Executive Summary
Retail organizations operate through a chain of interdependent systems: ERP for financial and operational control, inventory platforms for stock accuracy and fulfillment, and customer data platforms for engagement, loyalty, and personalization. When these systems are integrated without governance, the result is usually not innovation but inconsistency. Orders may post before inventory is reserved, customer profiles may fragment across channels, pricing changes may lag, and teams may lose confidence in the data used for planning. Retail workflow integration governance provides the operating model that aligns business ownership, architecture standards, security controls, and service accountability so that integrations support revenue, margin, customer experience, and compliance objectives.
The most effective governance models are business-first and API-first. They define which platform is authoritative for each business entity, how data moves in real time or near real time, which workflows require orchestration, and what controls apply to identity, access, observability, and change management. In practice, this means governing REST APIs, GraphQL where experience-layer aggregation is needed, Webhooks for event notifications, Event-Driven Architecture for asynchronous retail processes, Middleware or iPaaS for orchestration, and API Management for lifecycle, security, and policy enforcement. For partner-led delivery models, governance must also extend to operating procedures, white-label service models, and escalation paths. This is where a partner-first provider such as SysGenPro can add value by supporting ERP partners, MSPs, and consultants with White-label ERP Platform capabilities and Managed Integration Services without displacing the partner relationship.
Why is integration governance a retail operating issue rather than just an IT concern?
Retail integration failures are rarely isolated technical defects. They usually surface as business problems: stockouts caused by delayed inventory synchronization, margin leakage from inconsistent pricing, customer dissatisfaction from inaccurate order status, and audit exposure from weak access controls. Governance matters because retail workflows cross organizational boundaries. Merchandising, supply chain, finance, ecommerce, store operations, customer service, and marketing all depend on shared process integrity. Without a governance model, each team optimizes locally, creating duplicate interfaces, conflicting business rules, and fragmented accountability.
A mature governance model answers executive questions clearly. Which system owns product availability? Who approves changes to order orchestration logic? What service levels apply to inventory updates? How are exceptions handled when a webhook fails or an ERP batch is delayed? Which APIs are approved for partner access? How are OAuth 2.0 scopes, OpenID Connect identity flows, SSO, and Identity and Access Management policies enforced across internal and external users? Governance turns these questions into repeatable decisions instead of ad hoc firefighting.
What should be governed across ERP, inventory, and customer data platforms?

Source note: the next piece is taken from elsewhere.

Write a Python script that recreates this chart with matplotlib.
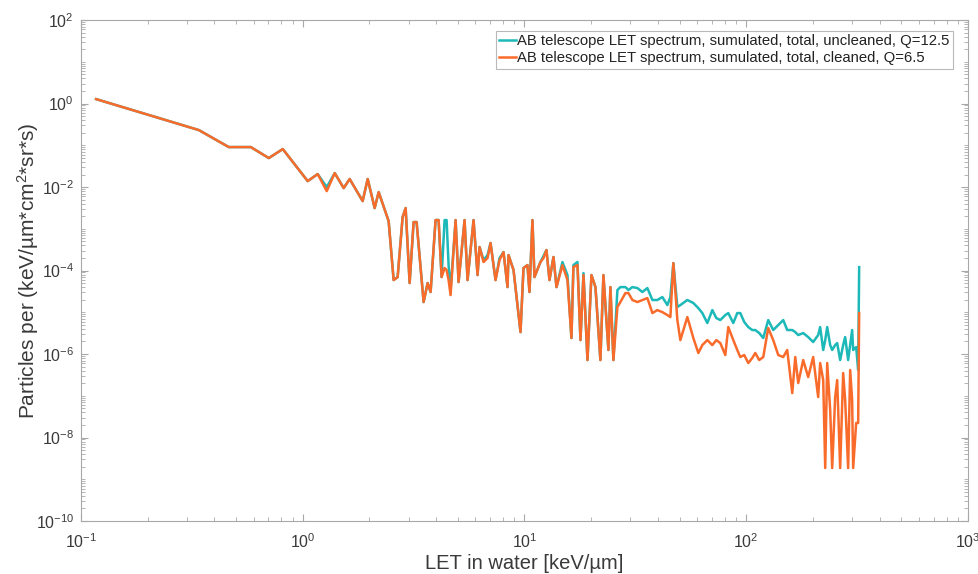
import numpy as np
import matplotlib
matplotlib.use("Agg")
import matplotlib.pyplot as plt
from matplotlib.ticker import LogLocator, FixedLocator, LogFormatterSciNotation, NullFormatter

plt.rcParams['font.family'] = ['Liberation Sans', 'DejaVu Sans']
plt.rcParams['mathtext.fontset'] = 'custom'
plt.rcParams['mathtext.rm'] = 'Liberation Sans'
plt.rcParams['mathtext.default'] = 'regular'

# LET bins [keV/um] and spectra [particles per keV/um*cm2*sr*s]
let_kev_um = [
    0.117, 0.340, 0.464, 0.583, 0.703, 0.813, 1.053, 1.168, 1.283, 1.394,
    1.530, 1.628, 1.863, 1.963, 2.110, 2.200, 2.440, 2.570, 2.679, 2.821,
    2.911, 3.034, 3.162, 3.262, 3.508, 3.657, 3.772, 3.972, 4.099, 4.228,
    4.362, 4.453, 4.547, 4.642, 4.890, 5.044, 5.367, 5.536, 5.892, 6.142,
    6.271, 6.537, 6.813, 7.029, 7.403, 7.716, 8.043, 8.383, 8.471, 8.923,
    9.594, 9.897, 10.31, 10.53, 10.86, 11.09, 11.80, 12.18, 12.56, 12.96,
    13.51, 13.94, 14.83, 15.62, 16.28, 16.62, 17.33, 17.88, 18.45, 19.23,
    20.04, 20.89, 21.99, 22.69, 23.90, 24.40, 25.17, 26.24, 27.07, 28.51,
    29.41, 30.65, 32.28, 34.01, 35.82, 37.73, 39.73, 41.84, 44.08, 45.48,
    46.91, 48.90, 50.44, 54.24, 57.72, 60.79, 63.37, 66.74, 70.29, 73.28,
    76.38, 80.44, 82.98, 87.40, 91.08, 93.97, 97.95, 102.1, 106.4, 109.8,
    114.4, 119.3, 125.6, 132.3, 139.4, 146.8, 153.0, 161.2, 166.3, 171.5,
    180.6, 190.2, 200.3, 211.0, 215.4, 222.3, 227.0, 231.7, 239.0, 244.0,
    251.7, 257.0, 265.1, 273.5, 279.2, 288.0, 294.1, 300.2, 303.4, 313.0,
    319.6, 322.9,
]

flux_uncleaned = [
    1.28, 0.232, 0.0908, 0.0908, 0.0495, 0.0813, 0.0139, 0.0205, 0.0100, 0.0216,
    0.00946, 0.0156, 0.00462, 0.0156, 0.00314, 0.00759, 0.00153, 5.92e-5, 6.99e-5, 1.91e-3,
    3.14e-3, 5.02e-5, 1.45e-3, 1.45e-3, 1.76e-5, 5.02e-5, 3.06e-5, 1.62e-3, 1.62e-3, 6.99e-5,
    1.62e-3, 1.62e-3, 1.35e-4, 3.41e-5, 1.62e-3, 5.30e-5, 1.62e-3, 5.92e-5, 1.62e-3, 7.80e-5,
    3.66e-4, 1.78e-4, 2.35e-4, 4.56e-4, 5.92e-5, 1.99e-4, 2.77e-4, 4.02e-5, 2.35e-4, 1.03e-4,
    3.36e-6, 1.15e-4, 1.35e-4, 3.06e-5, 1.62e-3, 6.99e-5, 1.60e-4, 2.23e-4, 3.10e-4, 5.92e-5,
    2.11e-4, 4.02e-5, 1.60e-4, 7.80e-5, 2.42e-6, 1.35e-4, 1.60e-4, 2.16e-6, 8.71e-5, 7.18e-7,
    7.80e-5, 4.02e-5, 7.18e-7, 7.80e-5, 1.25e-6, 4.02e-5, 7.18e-7, 3.41e-5, 4.02e-5, 4.02e-5,
    3.41e-5, 4.02e-5, 3.81e-5, 3.06e-5, 3.81e-5, 1.97e-5, 1.97e-5, 2.32e-5, 1.49e-5, 2.32e-5,
    1.51e-4, 1.34e-5, 1.49e-5, 1.97e-5, 1.67e-5, 1.26e-5, 9.59e-6, 5.53e-6, 1.13e-5, 7.28e-6,
    6.52e-6, 8.59e-6, 9.59e-6, 5.53e-6, 9.59e-6, 9.59e-6, 5.84e-6, 4.43e-6, 3.76e-6, 3.76e-6,
    3.18e-6, 2.42e-6, 6.52e-6, 3.76e-6, 4.95e-6, 6.52e-6, 3.76e-6, 3.76e-6, 3.36e-6, 2.85e-6,
    3.18e-6, 2.55e-6, 1.94e-6, 2.85e-6, 4.43e-6, 1.25e-6, 2.16e-6, 4.43e-6, 1.64e-6, 1.25e-6,
    1.64e-6, 1.83e-6, 7.18e-7, 1.64e-6, 2.55e-6, 7.18e-7, 1.64e-6, 3.76e-6, 1.25e-6, 1.47e-6,
    4.14e-7, 1.21e-4,
]

flux_cleaned = [
    1.28, 0.232, 0.0908, 0.0908, 0.0495, 0.0813, 0.0139, 0.0205, 0.0080, 0.0216,
    0.00946, 0.0156, 0.00462, 0.0156, 0.00314, 0.00759, 0.00153, 5.92e-5, 6.99e-5, 1.91e-3,
    3.14e-3, 5.02e-5, 1.45e-3, 1.45e-3, 1.76e-5, 5.02e-5, 3.06e-5, 1.62e-3, 1.62e-3, 6.99e-5,
    1.15e-4, 1.03e-4, 5.92e-5, 2.59e-5, 1.62e-3, 5.30e-5, 1.62e-3, 5.92e-5, 1.62e-3, 7.80e-5,
    3.66e-4, 1.60e-4, 1.99e-4, 4.56e-4, 5.92e-5, 1.78e-4, 2.77e-4, 4.02e-5, 2.35e-4, 1.03e-4,
    3.36e-6, 1.15e-4, 1.35e-4, 3.06e-5, 1.62e-3, 6.99e-5, 1.60e-4, 1.99e-4, 3.10e-4, 5.92e-5,
    2.11e-4, 4.02e-5, 1.35e-4, 5.92e-5, 2.42e-6, 1.21e-4, 1.35e-4, 2.16e-6, 7.80e-5, 7.18e-7,
    7.80e-5, 4.02e-5, 7.18e-7, 7.80e-5, 1.25e-6, 4.02e-5, 7.18e-7, 1.34e-5, 1.76e-5, 2.89e-5,
    2.89e-5, 1.97e-5, 1.76e-5, 1.97e-5, 2.19e-5, 9.59e-6, 1.13e-5, 1.01e-5, 8.59e-6, 7.69e-6,
    1.51e-4, 6.52e-6, 2.16e-6, 7.69e-6, 2.42e-6, 1.06e-6, 1.64e-6, 2.16e-6, 1.64e-6, 2.16e-6,
    1.83e-6, 9.46e-7, 4.43e-6, 2.16e-6, 1.25e-6, 8.48e-7, 9.46e-7, 6.09e-7, 8.02e-7, 1.06e-6,
    7.18e-7, 8.48e-7, 4.20e-6, 2.16e-6, 9.46e-7, 8.48e-7, 1.25e-6, 1.16e-7, 8.48e-7, 2.02e-7,
    7.18e-7, 2.81e-7, 8.48e-7, 9.34e-8, 6.09e-7, 2.38e-7, 1.86e-9, 6.09e-7, 4.56e-8, 1.86e-9,
    9.34e-8, 2.38e-7, 1.86e-9, 3.51e-7, 7.91e-8, 1.86e-9, 4.14e-7, 7.91e-8, 1.86e-9, 2.23e-8,
    2.23e-8, 9.59e-6,
]

label_uncleaned = 'AB telescope LET spectrum, sumulated, total, uncleaned, Q=12.5'
label_cleaned = 'AB telescope LET spectrum, sumulated, total, cleaned, Q=6.5'

axis_gray = '#a8a8a8'
text_gray = '#3a3a3a'

fig = plt.figure(figsize=(9.79, 5.74), dpi=100)
ax = fig.add_axes([0.0827, 0.0923, 0.9061, 0.8727])

ax.plot(let_kev_um, flux_uncleaned, color='#1db8b8', linewidth=1.8, label=label_uncleaned)
ax.plot(let_kev_um, flux_cleaned, color='#f96b2b', linewidth=1.8, label=label_cleaned)

ax.set_xscale('log')
ax.set_yscale('log')
ax.set_xlim(0.1, 1000)
ax.set_ylim(1e-10, 1e2)

# y labels every second decade, remaining decades as minor ticks
ax.yaxis.set_major_locator(FixedLocator([10.0 ** k for k in range(-10, 3, 2)]))
y_minor = [m * 10.0 ** k for k in range(-10, 2) for m in range(1, 10)]
ax.yaxis.set_minor_locator(FixedLocator([v for v in y_minor if 1e-10 < v < 1e2]))
ax.yaxis.set_major_formatter(LogFormatterSciNotation())
ax.yaxis.set_minor_formatter(NullFormatter())
ax.xaxis.set_major_locator(LogLocator(base=10, numticks=10))
ax.xaxis.set_minor_locator(LogLocator(base=10, subs=np.arange(2, 10), numticks=20))
ax.xaxis.set_minor_formatter(NullFormatter())

for side in ax.spines.values():
    side.set_color(axis_gray)
    side.set_linewidth(0.8)
ax.tick_params(which='both', direction='in', top=True, right=True, color=axis_gray,
               labelcolor=text_gray, labelsize=11.5)
ax.tick_params(which='major', length=5, width=0.8)
ax.tick_params(which='minor', length=3, width=0.6)
ax.tick_params(axis='x', which='major', pad=8)
ax.tick_params(axis='y', which='major', pad=5)

ax.set_xlabel('LET in water [keV/µm]', fontsize=14.5, color=text_gray, labelpad=2)
ax.set_ylabel('Particles per (keV/µm*cm$^2$*sr*s)', fontsize=15, color=text_gray)
ax.yaxis.set_label_coords(-0.045, 0.5)

leg = ax.legend(loc='upper right', bbox_to_anchor=(0.9835, 0.979), fontsize=10.7,
                frameon=True, fancybox=False, handlelength=1.1, handletextpad=0.1,
                borderpad=0.25, labelspacing=0.2, borderaxespad=0.0)
leg.get_frame().set_edgecolor(axis_gray)
leg.get_frame().set_linewidth(0.8)
for txt in leg.get_texts():
    txt.set_color('#222222')

fig.savefig('out.png', dpi=100)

Retail leaders often focus on integration tooling first, but governance should begin with business entities and workflow dependencies. The core entities usually include product, price, inventory position, order, shipment, return, customer profile, loyalty status, supplier, store, and financial posting. Each entity needs a defined system of record, a system of engagement where relevant, and a policy for synchronization frequency, validation, exception handling, and retention. This prevents the common mistake of treating all data as equally real time or equally critical.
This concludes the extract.